Ahora, mutatis mutandis, con la irrupción de la furia competitiva provocada por el saturado calendario electoral de este año, se produce un fenómeno rarísimo y desagradable: los diluidos partidos convertidos en nombres / marcas se colocan en el lugar de sponsors de la intangible Argentina o de los franeleados argentinos –vos, nosotros dicen– y desde ese lugar cuentan una historia “hacen un aviso” que no tiene un carajo que ver con la realidad de lo que son ni de lo que piensan ni de lo que puedan llegar a hacer si –si es que “venden” bien lo suyo en el “mercado” electoral– acceden al gobierno. Lo único que cabe es evaluar –cínicamente– sin el aviso es bueno o ingenioso en tanto tal, porque el fundamento –lo que se trata de vender– es mentira.
Y es mentira porque lo que se muestra es una imagen fabricada y parcial; porque lo que se promete no se puede ni se quiere cumplir; porque se ofrece debido a que se sabe que no va a ganar; porque se ofrece porque no importa que sea mentira ya que se dice algo sólo para que el otro oiga lo que quiere escuchar (sic). Y así.
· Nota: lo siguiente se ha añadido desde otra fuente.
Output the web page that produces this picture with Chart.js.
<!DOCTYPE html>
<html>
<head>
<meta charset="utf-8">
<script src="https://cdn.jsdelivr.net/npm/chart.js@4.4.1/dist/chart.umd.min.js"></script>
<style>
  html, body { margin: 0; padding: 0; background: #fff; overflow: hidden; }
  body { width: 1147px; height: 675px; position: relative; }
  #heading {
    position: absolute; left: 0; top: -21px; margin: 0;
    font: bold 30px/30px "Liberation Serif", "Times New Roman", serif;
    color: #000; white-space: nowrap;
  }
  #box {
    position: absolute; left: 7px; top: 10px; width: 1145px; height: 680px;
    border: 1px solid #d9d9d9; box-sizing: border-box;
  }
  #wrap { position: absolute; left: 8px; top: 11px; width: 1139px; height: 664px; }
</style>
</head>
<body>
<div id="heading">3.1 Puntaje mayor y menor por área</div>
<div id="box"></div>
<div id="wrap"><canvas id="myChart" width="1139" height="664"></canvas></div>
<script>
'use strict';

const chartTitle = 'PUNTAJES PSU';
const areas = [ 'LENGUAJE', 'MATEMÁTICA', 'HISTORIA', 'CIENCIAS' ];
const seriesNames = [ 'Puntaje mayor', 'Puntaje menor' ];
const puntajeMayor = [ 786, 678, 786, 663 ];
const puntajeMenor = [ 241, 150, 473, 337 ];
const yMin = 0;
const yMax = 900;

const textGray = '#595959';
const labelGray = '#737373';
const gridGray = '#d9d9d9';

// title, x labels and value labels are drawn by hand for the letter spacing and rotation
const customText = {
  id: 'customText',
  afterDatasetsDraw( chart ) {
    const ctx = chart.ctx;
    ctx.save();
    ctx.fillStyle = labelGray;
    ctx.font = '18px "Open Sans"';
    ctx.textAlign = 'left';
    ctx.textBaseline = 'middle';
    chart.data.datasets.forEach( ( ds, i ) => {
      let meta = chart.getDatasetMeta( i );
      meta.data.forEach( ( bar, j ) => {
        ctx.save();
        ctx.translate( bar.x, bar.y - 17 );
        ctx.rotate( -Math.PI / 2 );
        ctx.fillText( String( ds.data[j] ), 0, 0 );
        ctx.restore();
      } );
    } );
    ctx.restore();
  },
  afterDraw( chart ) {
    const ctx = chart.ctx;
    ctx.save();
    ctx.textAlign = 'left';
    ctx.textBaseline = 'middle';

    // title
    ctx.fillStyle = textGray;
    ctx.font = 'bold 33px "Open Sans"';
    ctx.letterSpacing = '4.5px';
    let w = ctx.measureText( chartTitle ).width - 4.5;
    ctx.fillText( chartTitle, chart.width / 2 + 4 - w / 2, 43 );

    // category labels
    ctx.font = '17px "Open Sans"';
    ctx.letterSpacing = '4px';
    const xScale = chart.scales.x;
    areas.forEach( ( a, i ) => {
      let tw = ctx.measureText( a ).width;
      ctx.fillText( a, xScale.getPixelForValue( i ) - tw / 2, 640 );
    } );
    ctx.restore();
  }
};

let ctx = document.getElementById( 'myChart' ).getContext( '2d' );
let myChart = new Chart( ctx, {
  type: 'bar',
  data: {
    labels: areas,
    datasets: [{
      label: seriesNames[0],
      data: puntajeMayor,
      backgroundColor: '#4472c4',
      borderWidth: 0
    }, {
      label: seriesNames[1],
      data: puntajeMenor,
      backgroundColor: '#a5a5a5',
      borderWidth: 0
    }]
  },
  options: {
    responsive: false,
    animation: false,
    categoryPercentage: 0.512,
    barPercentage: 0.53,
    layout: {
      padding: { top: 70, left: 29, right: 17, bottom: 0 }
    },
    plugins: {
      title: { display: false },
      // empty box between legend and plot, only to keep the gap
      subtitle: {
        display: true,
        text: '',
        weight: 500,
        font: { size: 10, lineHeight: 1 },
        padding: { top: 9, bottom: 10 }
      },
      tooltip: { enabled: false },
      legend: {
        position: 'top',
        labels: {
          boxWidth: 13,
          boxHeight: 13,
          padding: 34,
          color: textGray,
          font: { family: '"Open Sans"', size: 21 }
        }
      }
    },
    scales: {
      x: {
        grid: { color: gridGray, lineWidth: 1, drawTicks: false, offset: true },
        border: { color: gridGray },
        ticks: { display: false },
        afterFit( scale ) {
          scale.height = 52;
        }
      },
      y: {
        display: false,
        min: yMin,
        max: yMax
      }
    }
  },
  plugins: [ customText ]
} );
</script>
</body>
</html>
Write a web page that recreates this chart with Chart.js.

Uno, pese a todo, cree en la vapuleada democracia, tiene sus convicciones y cree que puede y sabrá elegir por los hechos no por los dichos y desdecires. Y uno confía en que el común de los electores (y uno es parte de ese común, no otra cosa) obrará en consecuencia, cagándose en pronosticadores pagados, publicistas cínicos y vendedores de infamia. Sin embargo, no puede dejar de provocar náuseas la subestimación flagrante del electorado que se desprende del tipo de avisos que predomina en esta campaña interminable.
Para final: toda esta nota cargada de presunto / probable / asumido desencanto, no hace justicia a dos hechos que debería: es cierto que no ha sido mucho mejor la cosa en otras coyunturas electorales y, también, que hay un juego de equívocos entre los significados de avisar y anunciar que (nos) ha servido para pegar un par de palos.
Sin embargo, si aceptáramos retirar el calificativo de traidores como adecuado para quienes se prestan a estas farsas de representación, deberíamos bajarlo –como hemos hecho alguna vez, en caso de un vice cuyo voto no fue positivo– a una calificación más barata y coloquial: cagadores.